The Landsat ID in Earth Search is different from the USGS ID in that it does not include a processing date, thereby ensuring the ID does not change for a given scene.
- When USGS reprocesses an Item, the newly processed datafiles replace the old Items in Earth Search (because the ID is the same). However there are some historical scenes in the index that do not point to the most recently processed scene, which means the assets contain dead links.
NAIP data is released by year and by each individual state. Most states have a 2-3 year release cycle, although North Dakota
is released yearly. Occasionally, some data cannot be collected for a given year due to
weather or snow, so the data is collected in the following year. For example, some areas
of New York for the NAIP collection year 2021 were not collected until 2022, so their
datatime
reflect 2022 instead of 2021. To find data for a specific NAIP year, use a
Query Extension filter on the the STAC Item property naip:year
for the NAIP year and
naip:state
for the state.
Prior to 2021, NAIP was only collected for the Contiguous United States (CONUS) only, however, starting in 2021, Hawaii is also included. Puerto Rico and the US Virgin Islands were also collected for 2021, but have not yet been published.
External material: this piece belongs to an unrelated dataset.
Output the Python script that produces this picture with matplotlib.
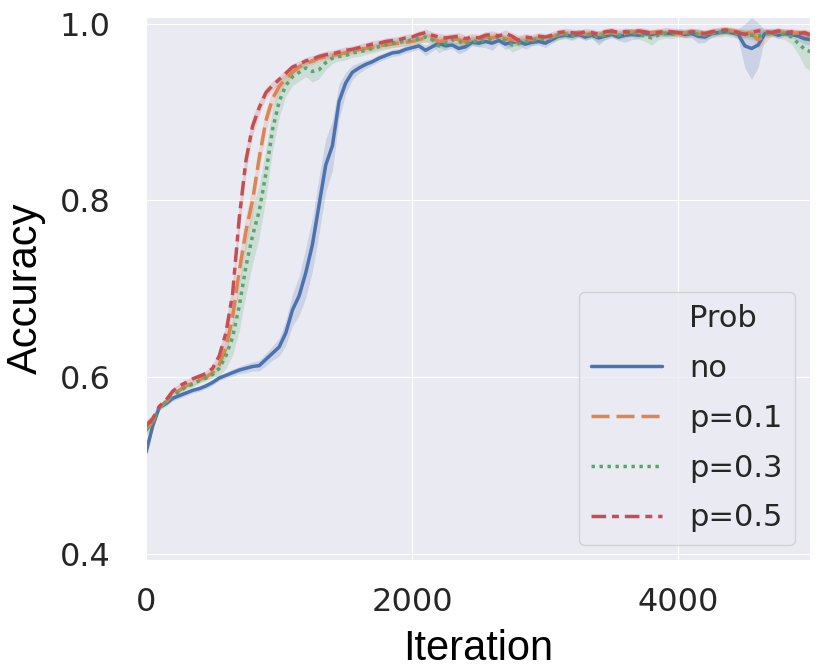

The Sentinel-1 data is the Ground Range Detected amplitude-only data. Sentinel-1 is not distributed as gridded data, so the images can vary substantially in coverage and size. The original footprints of the scenes were found to not be very accurate, so as part of the indexing process for Earth Search, new footprints are generated.
The Sentinel-2 Collections represent the vast majority of Items stored in Earth Search, especially since both the Level-1 and Level-2 are included. The Level-1 data is the original JPEG 2000 files, and the Level-2 data includes a set of assets for the original JPEG 2000 files, as well as a set of assets for the Cloud-Optimized GeoTIFF (COG) versions.
Starting Jan 25, 2022, the Copernicus program started processing using a new version of software, called the Baseline 04.00. Part of the changes included an offset that needs to be applied to the data when read in order to compare to any pre-04.00 processed data.
As part of the conversion to COGs, the offset has been applied to some of the Items. To determine if the offset has been applied
to the COGs or not, examine the asset of interest. The raster:bands
field has fields for both scale
and offset
. If the
offset
is anything other than 0, then it should be applied after the scale factor to correct the data.
- Most of the scenes crossing the antimeridian are excluded from the Catalog. This issue has been resolved in the stactools-sentinel2 package by splitting polygons crossing the antimeridian. The historical scenes will be indexed in the coming months.
- There are some missing Items from the Catalog because currently the L1 and L2 data are ingested together and in some cases there is no available L1 data which causes the ingest to fail. The causes for this are being explored and we will likely move to ingesting the L2 data regardless if L1 is available or not.
The Sentinel-2 Collection 1 L2A (sentinel-2-c1-l2a) is intended to eventually replace the other Sentinel-2 L2A collection (sentinel-2-l2a). Items in this collection only contain assets referring to COGs of data processed to at least baseline 5.0. However, as of April 2024, the ESA reprocessing of the entire archive to baseline 5.0 is incomplete, so the time periods of Nov 2016 to Nov 2019 and 2022 are missing. It is unknown when this process will be completed.
The Earth Search API is made available as a best effort by Element 84. While it is not possible for the public to aid in the operation of the pipeline, the creation of the STAC metadata uses repos from the open-source stactools-packages organization. PRs are welcome to these repositories which may eventually make their way into Earth Search depending on their backwards compatability.
The best way to contribute is to provide feedback via issues in this repository.
- Earth Search STAC API v1 released.